The strong economic fundamentals going into 2020 are coinciding with the continuing trend of baby boomers retiring in large numbers. Many of them have no plans for a family member to take over or for an obvious successor. That situation means that they will need to sell. The boomer-led trend will last another eight to 10 years, putting a large number of sellers into the market at a time when there are plenty of well-funded buyers, at least for now.
“Baby boomers are a year closer to retirement than they were last year, so they are a year closer to a sale,” said Andrew Kahn, a shareholder with Concannon, Miller & Co. PC in Bethlehem. However, that doesn’t mean a sale will go through. Deals often fall apart because the seller didn’t properly prepare.

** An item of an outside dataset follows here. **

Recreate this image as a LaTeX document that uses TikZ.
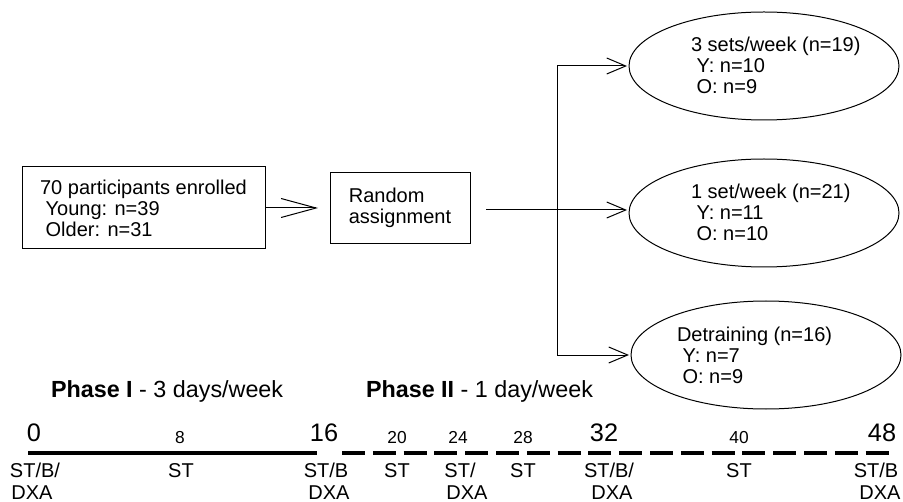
\documentclass[tikz,border=0pt]{standalone}
\usepackage{fontspec}
\setmainfont{Liberation Sans}
\usetikzlibrary{arrows.meta,shapes.geometric}
\begin{document}
\begin{tikzpicture}[x=0.75pt,y=-0.75pt,
  every node/.style={inner sep=0pt, outer sep=0pt},
  txt/.style={font=\fontsize{15}{15.75}\selectfont, align=left},
  boxnode/.style={draw, line width=0.75pt, txt},
  grp/.style={draw, ellipse, line width=0.75pt, minimum width=202.5pt, minimum height=81pt},
  conn/.style={line width=0.75pt},
  bigarrow/.style={conn, -{Straight Barb[length=26.25pt,width=14.25pt]}},
  smallarrow/.style={conn, -{Straight Barb[length=14.25pt,width=12pt]}},
  tl/.style={line width=3.2pt},
  bignum/.style={font=\fontsize{19}{22}\selectfont, anchor=base},
  smallnum/.style={font=\fontsize{13}{15}\selectfont, anchor=base},
  lab/.style={font=\fontsize{15}{18}\selectfont, anchor=base},
  phase/.style={font=\fontsize{17.5}{20}\selectfont, anchor=base west}
]
\useasboundingbox (0,0) rectangle (903,502);

% boxes
\node[boxnode, minimum width=182.25pt, minimum height=61.5pt] (b1) at (143.5,208)
  {70 participants enrolled\\\ Young: n=39\\\ Older: n=31};
\node[boxnode, minimum width=105pt, minimum height=53.25pt] (b2) at (400,208)
  {Random\\assignment};

% ellipses
\node[grp] (e1) at (764,66) {};
\node[grp] (e2) at (764,213) {};
\node[grp] (e3) at (766,355) {};
\node[txt, anchor=west] (e1t) at (691,65) {3 sets/week (n=19)\\\ Y: n=10\\\ O: n=9};
\node[txt, anchor=west] (e2t) at (691,212) {1 set/week (n=21)\\\ Y: n=11\\\ O: n=10};
\node[txt, anchor=west] (e3t) at (677,355) {Detraining (n=16)\\\ Y: n=7\\\ O: n=9};

% connectors
\draw[bigarrow, shorten >=9pt] (b1) -- (b2);
\coordinate (s) at (486,210);
\coordinate (fork) at (557,210);
\draw[conn] (s) -- (fork);
\draw[smallarrow, shorten >=1.5pt] (fork) |- (e1);
\draw[smallarrow, shorten >=1.5pt] (fork) -- (fork -| e2.west);
\draw[smallarrow, shorten >=1.5pt] (fork) |- (e3);

% phases
\node[phase] (p1) at (51,397) {\textbf{Phase I} - 3 days/week};
\node[phase] (p2) at (366,397) {\textbf{Phase II} - 1 day/week};

% timeline
\draw[tl] (28,453) -- (317,453);
\draw[tl, dash pattern=on 17.25pt off 5.85pt] (342,453) -- (891,453);

% numbers
\node[bignum] (n0) at (34,441) {0};
\node[smallnum] (n8) at (180,443) {8};
\node[bignum] (n16) at (324,441) {16};
\node[smallnum] (n20) at (397,443) {20};
\node[smallnum] (n24) at (458,443) {24};
\node[smallnum] (n28) at (523,443) {28};
\node[bignum] (n32) at (604,441) {32};
\node[smallnum] (n40) at (739,443) {40};
\node[bignum] (n48) at (882,441) {48};

% labels
\node[lab] (l0a) at (35,477) {ST/B/};
\node[lab] (l0b) at (32,499) {DXA};
\node[lab] (l8a) at (181,477) {ST};
\node[lab] (l16a) at (326,477) {ST/B};
\node[lab] (l16b) at (329,499) {DXA};
\node[lab] (l20a) at (397,477) {ST};
\node[lab] (l24a) at (460,477) {ST/};
\node[lab] (l24b) at (467,499) {DXA};
\node[lab] (l28a) at (523,477) {ST};
\node[lab] (l32a) at (609,477) {ST/B/};
\node[lab] (l32b) at (612,499) {DXA};
\node[lab] (l40a) at (739,477) {ST};
\node[lab] (l48a) at (876,477) {ST/B};
\node[lab] (l48b) at (880,499) {DXA};
\end{tikzpicture}
\end{document}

Statistically, about 20 percent of the companies listed for sale actually are sold, Kahn said. Sellers often make mistakes such as not properly getting their books in order or overestimating what their companies are worth.
“Either the seller has crazy ideas about what a business is worth, or they truly are not ready to sell,” he said.
A buyer might be willing to pay a premium if they see the value. Smart buyers will look into every corner, so if the majority of your business is with one customer, it might turn a buyer away, he added. Buyers will look at trends in growth and profitability, and a myriad of other angles, such as whether an acquisition target allows personal perks that can’t be sustained, Kahn said. That means sellers must be pro-active and anticipate such questions before putting a company on the market.
But the sheer numbers involved means that 2020 should be strong for mergers and acquisitions. Kahn noted in the past that there are about 4.5 million privately owned businesses run by baby boomers, with total value of more than $10 trillion. He said in early January that the average age of those business owners is now 64.
Others made similar observations.
“As they age out, it is one of the biggest, if not the biggest, drivers of what we are seeing out there,” Keefe said.
Many owners fail to recognize that the day to sell is coming, eventually, and they need to prepare while there might be a lot of interest and a lot of money in the system, several experts pointed out.
“You are either in control or you are not in control,” McCormack said. “It is better to be in control.”